Germanates of 1D chains, 2D layers, and 3D frameworks built from Ge-O clusters by using metal-complex templates: host-guest symmetry and chirality transfer.

The self-assembly of Ge-O polyhedra by metal-complex templates leads to initial examples of open germanate structures under mild solvothermal conditions. These materials are constructed from Ge-O cluster building blocks (Ge7X19 (X = O, OH, or F) or Ni@Ge14O24(OH)3) and span the full range of dimensionalities from 1D chains of Ge7O13(OH)2F3 x Cl x 2 [Ni(dien)2] (FJ-6) to 2D layers of Ge7O14F3 x 0.5 [In(dien)2] x 0.5 H3dien x 2 H2O (1) and 3D frameworks of Ni@ Ge14O24(OH)3 x 2 [Ni(L)3] (FJ-1 a/FJ-1 b) (dien = diethylenetriamine, L = ethylenediamine (en) or 1,2-diaminopropane (enMe)). The Ge7X19 cluster in FJ-6 and 1 is formed by condensation of four GeX4 tetrahedra, two GeX5 trigonal bipyramids, and one GeX6 octahedron with a mu3-O atom at the center of the cluster, whereas the Ni@ Ge14O24(OH)3 cluster in FJ-1 a/FJ-1 b is formed by condensation of nine peripheral GeO4 tetrahedra and five interior GeO3Ni units with one mu5-Ni atom at the center of the cluster. FJ-6 is characterized by a pair of racemic Ge7O14(OH)2F3 cluster chains and represents only one example of 1D germanates; 1 exhibits unique germanate layers with uniform 10-membered-ring apertures encapsulating an unknown indium complex, and the framework structure of FJ-1 a/FJ-1 b with large 24-membered-ring channels is the first example of porous materials that contain metal-metal bonds (Ge2+-Ni+).
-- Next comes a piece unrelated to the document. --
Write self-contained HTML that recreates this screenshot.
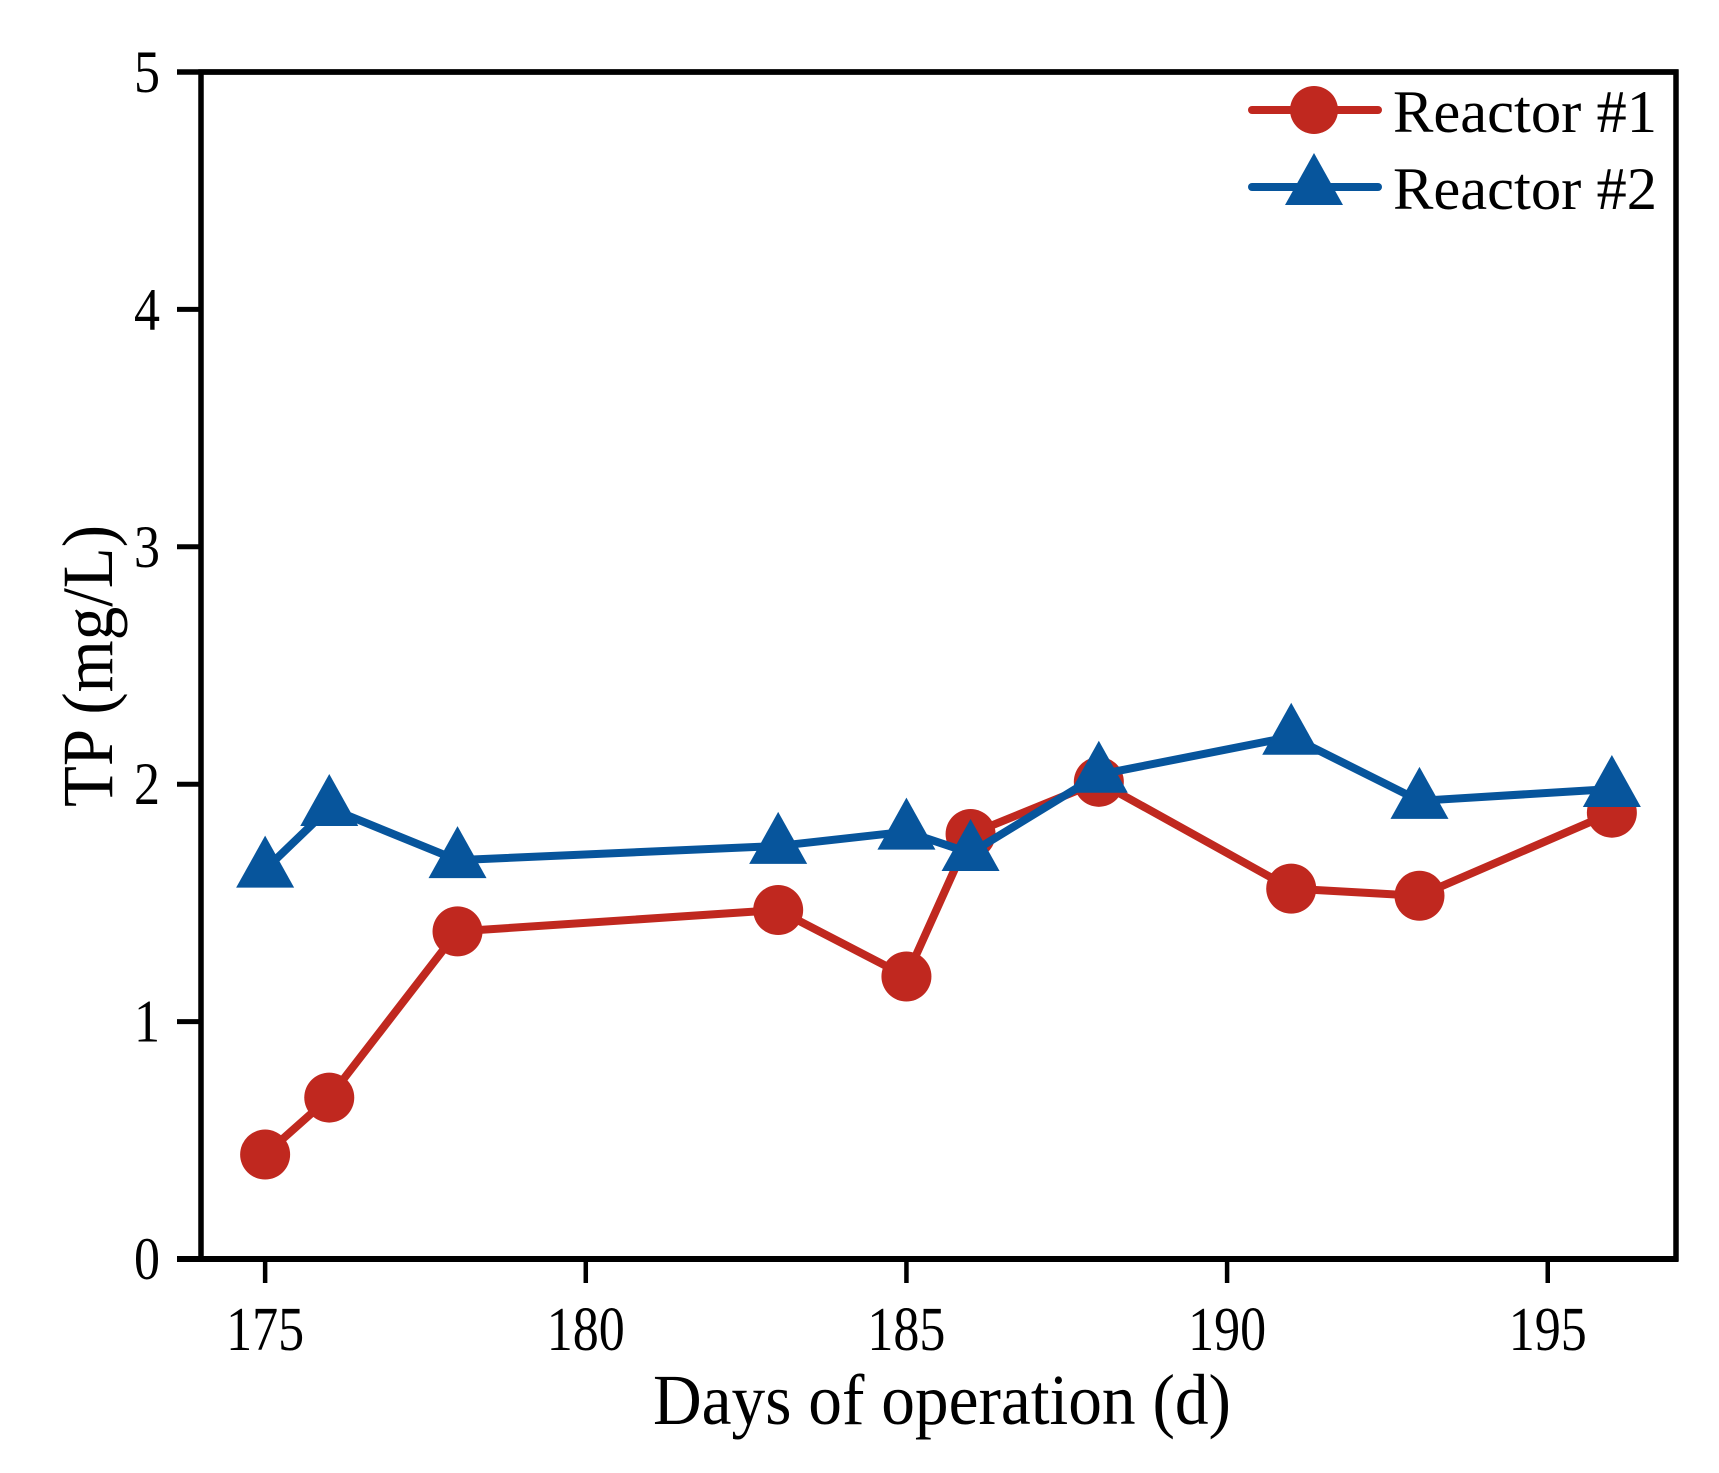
<!DOCTYPE html>
<html><head><meta charset="utf-8"><style>
html,body{margin:0;padding:0;background:#fff;}
svg{display:block;font-family:"Liberation Serif",serif;}
</style></head><body>
<svg id="chart" width="1719" height="1473" viewBox="0 0 1719 1473">
<g id="axes"></g>
<g id="series"></g>
<g id="legend"></g>
</svg>
<script>
const days = [175,176,178,183,185,186,188,191,193,196];
const reactor1 = [0.44,0.68,1.38,1.47,1.19,1.79,2.01,1.56,1.53,1.88];
const reactor2 = [1.64,1.90,1.68,1.74,1.80,1.71,2.04,2.20,1.93,1.98];
const xTicks = [175,180,185,190,195];
const yTicks = [0,1,2,3,4,5];
const xDomain = [174,197];
const yDomain = [0,5];

const L=201, R=1676, T=72, B=1259;
const NS='http://www.w3.org/2000/svg';
const xs = v => L + (v-xDomain[0])/(xDomain[1]-xDomain[0])*(R-L);
const ys = v => B - (v-yDomain[0])/(yDomain[1]-yDomain[0])*(B-T);
function mk(tag, attrs, parent){const e=document.createElementNS(NS,tag);for(const k in attrs)e.setAttribute(k,attrs[k]);parent.appendChild(e);return e;}
const axes=document.getElementById('axes'), series=document.getElementById('series'), legend=document.getElementById('legend');

let frame=mk('rect',{x:L,y:T,width:R-L,height:B-T,fill:'none',stroke:'#000','stroke-width':5.5},axes);


let bx=mk('line',{x1:177,y1:B,x2:R+2,y2:B,stroke:'#000','stroke-width':6},axes);


let tx=mk('line',{x1:177,y1:T,x2:R+2,y2:T,stroke:'#000','stroke-width':5.5},axes);



xTicks.forEach(v=>{
  const t=mk('line',{x1:xs(v),y1:B,x2:xs(v),y2:B+24,stroke:'#000','stroke-width':4.5},axes);
  
  
  const l=mk('text',{x:xs(v),y:1350,'text-anchor':'middle','font-size':62,textLength:78,lengthAdjust:'spacingAndGlyphs'},axes);
  
  
  l.textContent=v;
});
yTicks.forEach(v=>{
  const t=mk('line',{x1:177,y1:ys(v),x2:L,y2:ys(v),stroke:'#000','stroke-width':5},axes);
  
  
  const l=mk('text',{x:160,y:ys(v)+20,'text-anchor':'end','font-size':60,textLength:26,lengthAdjust:'spacingAndGlyphs'},axes);
  
  
  l.textContent=v;
});
let xt=mk('text',{x:942,y:1424,'text-anchor':'middle','font-size':72,textLength:578,lengthAdjust:'spacingAndGlyphs'},axes);


xt.textContent='Days of operation (d)';
let yt=mk('text',{x:0,y:0,'text-anchor':'middle','font-size':72,textLength:282,lengthAdjust:'spacingAndGlyphs',transform:'translate(112,666) rotate(-90)'},axes);


yt.textContent='TP (mg/L)';

const RED='#c0281f', BLUE='#07559c';
function tri(cx,cy,parent,color){
  return mk('polygon',{points:`${cx},${cy-34} ${cx-29},${cy+18} ${cx+29},${cy+18}`,fill:color},parent);
}
function drawSeries(vals,color,name,marker){
  const g=mk('g',{},series);
  
  
  const pts=days.map((d,i)=>xs(d)+','+ys(vals[i])).join(' ');
  const pl=mk('polyline',{points:pts,fill:'none',stroke:color,'stroke-width':8,'stroke-linejoin':'round'},g);
  
  
  days.forEach((d,i)=>{
    let m;
    if(marker==='circle') m=mk('circle',{cx:xs(d),cy:ys(vals[i]),r:25,fill:color},g);
    else m=tri(xs(d),ys(vals[i]),g,color);
    
    
  });
}
drawSeries(reactor1,RED,'reactor-1','circle');
drawSeries(reactor2,BLUE,'reactor-2','triangle');

function legendRow(y,color,marker,label,name){
  const g=mk('g',{},legend);
  
  
  mk('line',{x1:1252,y1:y,x2:1378,y2:y,stroke:color,'stroke-width':8,'stroke-linecap':'round'},g);
  if(marker==='circle') mk('circle',{cx:1314,cy:y,r:24,fill:color},g);
  else tri(1314,y,g,color);
  const t=mk('text',{x:1393,y:y+22,'font-size':60,textLength:264,lengthAdjust:'spacingAndGlyphs'},g);
  t.textContent=label;
}
legendRow(110,RED,'circle','Reactor #1','legend-entry-reactor-1');
legendRow(187,BLUE,'triangle','Reactor #2','legend-entry-reactor-2');
</script>
</body></html>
These initial examples of germanates from metal-complex templates provide a useful model system for understanding the mechanisms of host-guest interactions, which may further facilitate the design and development of new porous materials "on demand". It is shown that the symmetry and configuration of the guest metal complex can be imprinted onto the host inorganic framework through hydrogen bonding between host and guest.